(EXERCISE REQUIREMENTS): Up to and including the line with "const yTicks = [0, 20, 40, 60, 80, 100, 120];", write out the listing from its first line, minus the pictures.

(INFORMATION SHOWN):

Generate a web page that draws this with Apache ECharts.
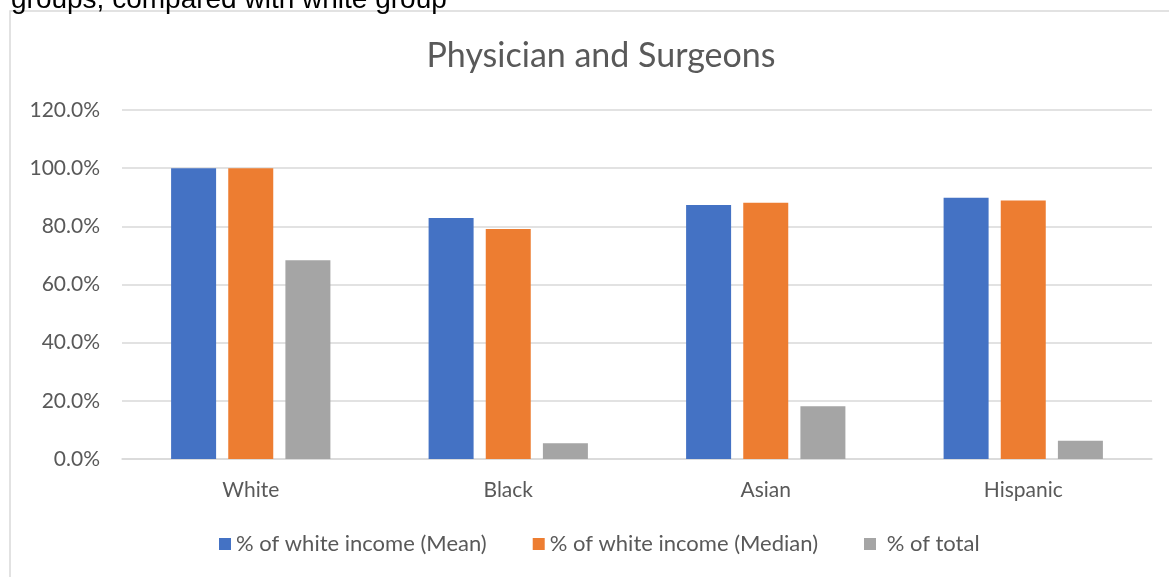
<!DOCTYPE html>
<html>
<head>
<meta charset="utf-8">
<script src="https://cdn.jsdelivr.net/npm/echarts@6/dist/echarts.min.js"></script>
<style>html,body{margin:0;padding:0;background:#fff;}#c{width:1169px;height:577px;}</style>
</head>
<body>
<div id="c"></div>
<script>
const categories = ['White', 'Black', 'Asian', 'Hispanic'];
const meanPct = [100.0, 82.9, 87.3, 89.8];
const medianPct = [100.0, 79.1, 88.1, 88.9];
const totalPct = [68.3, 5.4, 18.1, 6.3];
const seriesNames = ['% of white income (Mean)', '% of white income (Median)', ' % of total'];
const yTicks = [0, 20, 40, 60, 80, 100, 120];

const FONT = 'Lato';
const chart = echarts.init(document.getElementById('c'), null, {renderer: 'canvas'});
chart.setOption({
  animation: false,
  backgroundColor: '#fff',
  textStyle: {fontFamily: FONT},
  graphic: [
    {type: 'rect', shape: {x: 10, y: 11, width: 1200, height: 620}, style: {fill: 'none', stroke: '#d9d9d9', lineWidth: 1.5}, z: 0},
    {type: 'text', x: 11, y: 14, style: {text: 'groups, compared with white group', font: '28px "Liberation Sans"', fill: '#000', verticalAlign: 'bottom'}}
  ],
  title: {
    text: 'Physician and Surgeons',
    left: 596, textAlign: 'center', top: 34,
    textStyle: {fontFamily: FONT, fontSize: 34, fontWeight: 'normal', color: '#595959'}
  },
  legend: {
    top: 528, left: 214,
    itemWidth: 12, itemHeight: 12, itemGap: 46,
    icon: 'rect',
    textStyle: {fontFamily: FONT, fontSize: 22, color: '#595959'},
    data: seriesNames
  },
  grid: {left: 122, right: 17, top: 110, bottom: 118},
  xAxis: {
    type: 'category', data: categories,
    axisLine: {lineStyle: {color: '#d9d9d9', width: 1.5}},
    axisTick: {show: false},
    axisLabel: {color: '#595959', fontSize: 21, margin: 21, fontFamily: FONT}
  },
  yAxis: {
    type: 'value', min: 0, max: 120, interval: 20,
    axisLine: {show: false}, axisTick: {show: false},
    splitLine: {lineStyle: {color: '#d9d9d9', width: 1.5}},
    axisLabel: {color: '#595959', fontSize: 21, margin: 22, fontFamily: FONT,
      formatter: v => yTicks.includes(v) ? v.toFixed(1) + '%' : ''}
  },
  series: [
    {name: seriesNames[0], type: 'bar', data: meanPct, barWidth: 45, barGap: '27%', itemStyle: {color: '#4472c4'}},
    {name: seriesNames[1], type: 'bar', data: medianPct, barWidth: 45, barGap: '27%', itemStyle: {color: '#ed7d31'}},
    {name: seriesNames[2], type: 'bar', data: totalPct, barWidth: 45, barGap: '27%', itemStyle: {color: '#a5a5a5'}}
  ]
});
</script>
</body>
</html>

(TASK RESULT):
Generate a web page that draws this with Apache ECharts.
<!DOCTYPE html>
<html>
<head>
<meta charset="utf-8">
<script src="https://cdn.jsdelivr.net/npm/echarts@6/dist/echarts.min.js"></script>
<style>html,body{margin:0;padding:0;background:#fff;}#c{width:1169px;height:577px;}</style>
</head>
<body>
<div id="c"></div>
<script>
const categories = ['White', 'Black', 'Asian', 'Hispanic'];
const meanPct = [100.0, 82.9, 87.3, 89.8];
const medianPct = [100.0, 79.1, 88.1, 88.9];
const totalPct = [68.3, 5.4, 18.1, 6.3];
const seriesNames = ['% of white income (Mean)', '% of white income (Median)', ' % of total'];
const yTicks = [0, 20, 40, 60, 80, 100, 120];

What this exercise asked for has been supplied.